Experts with the Science for Climate Action Network (SCAN) will help urban planners better understand climate science and find concrete ways to cut climate-changing emissions and protect their cities and states, organizers said. "We need to reinforce the people who are ... in government trying to do this work," said Richard Moss, who chairs the group of SCAN experts and also headed the body's government predecessor.
That group, the Advisory Committee for the Sustained National Climate Assessment, was tasked with helping turn federally supported climate science into practical advice and action. Established under President Barack Obama, its mandate expired in 2017, after Trump took office.
"My understanding is it was dissolved by the Trump administration," said Jordan Levine, deputy communications director for energy and environment with the office of New York Governor Andrew Cuomo. New York state authorities, Columbia University and the American Meteorological Society revived the entity - which retains 11 of its original 15 members - last year with initial funding, Moss said.
"The federal government continues to deny climate change and ignore the dire need to strengthen the resilience of our communities," Cuomo said in a statement at SCAN's launch. SCAN aims to translate into smart planning the findings of a landmark government report, released in November, that outlined the projected impact of global warming on every corner of American society.

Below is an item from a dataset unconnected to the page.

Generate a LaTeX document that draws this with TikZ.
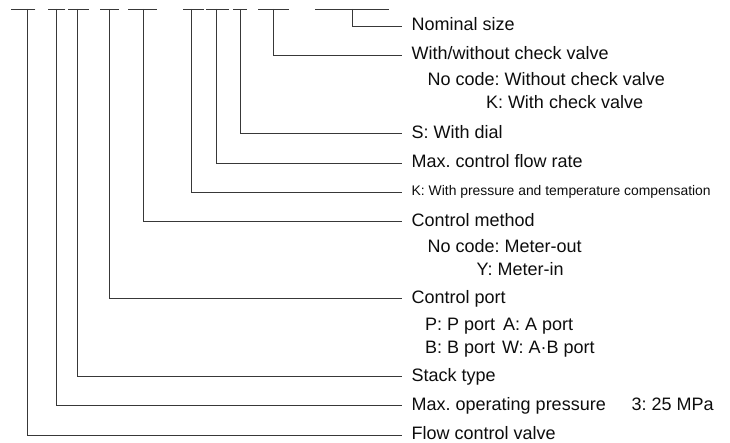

The congressionally-mandated report - dismissed as inaccurate by Trump's White House - said climate change will cost the U.S. economy hundreds of billions of dollars by the end of the century, hitting everything from health to infrastructure. But urban planners now need help translating the dense, more than 1,500-page document into policy, Moss said.

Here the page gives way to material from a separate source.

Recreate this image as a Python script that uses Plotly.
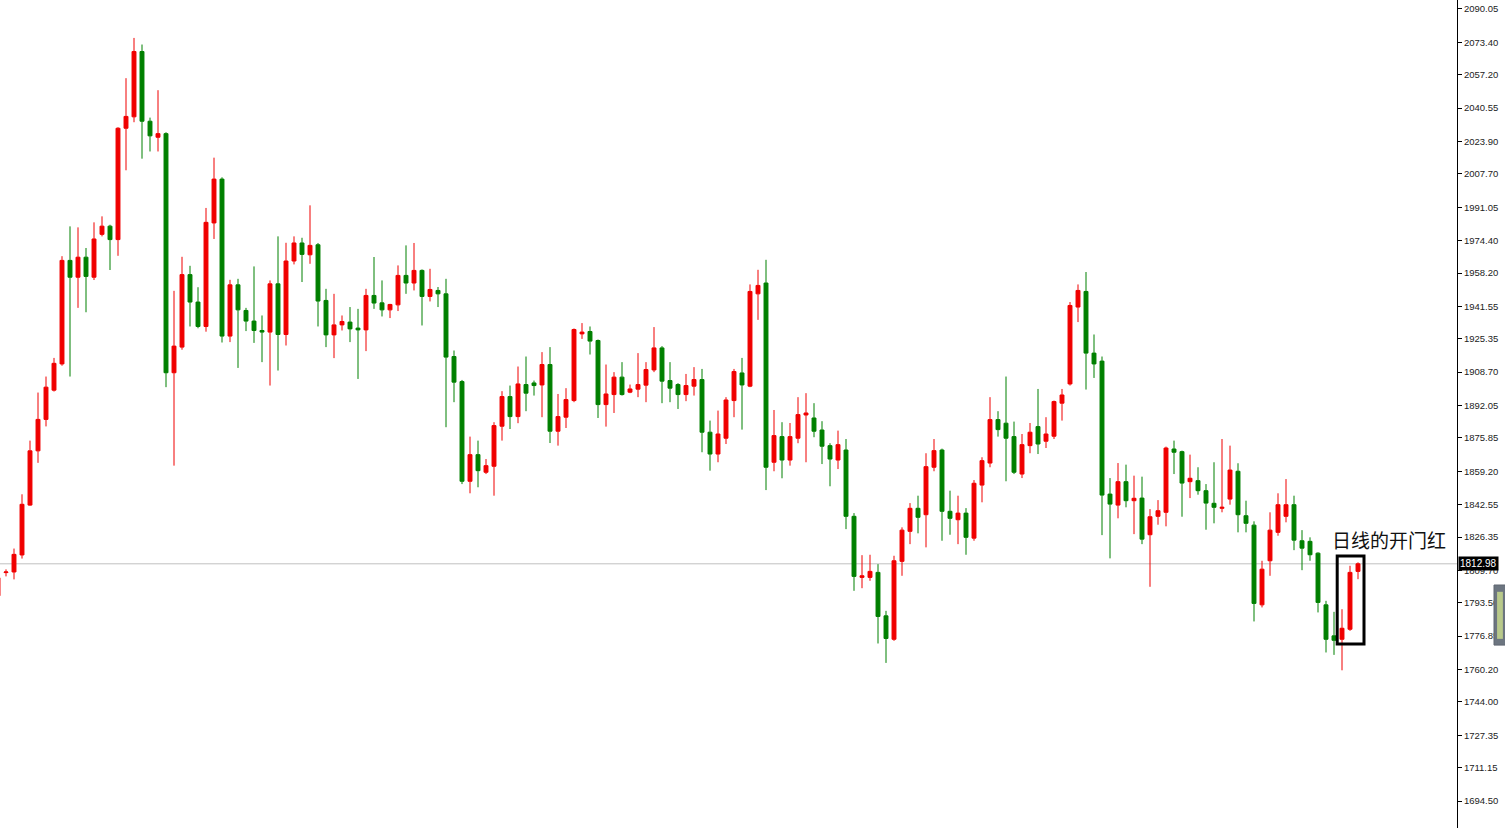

As they try to prepare for coming threats, mid-size and small cities - and poorer ones in particular - risk getting lost in a maze of databases, unlike larger ones staffed with specialists are able to take more informed decisions on things like fending off worsening floods and hurricanes. "What we're determined to help them figure out is, in the context of what they're already doing, how can they use climate information to make a better decision?" Moss asked.
SCAN will give planners and other officials advice, for instance, on how to make their infrastructure, from ponds to parks, resilient to risks such as wildfire or flooding, he said.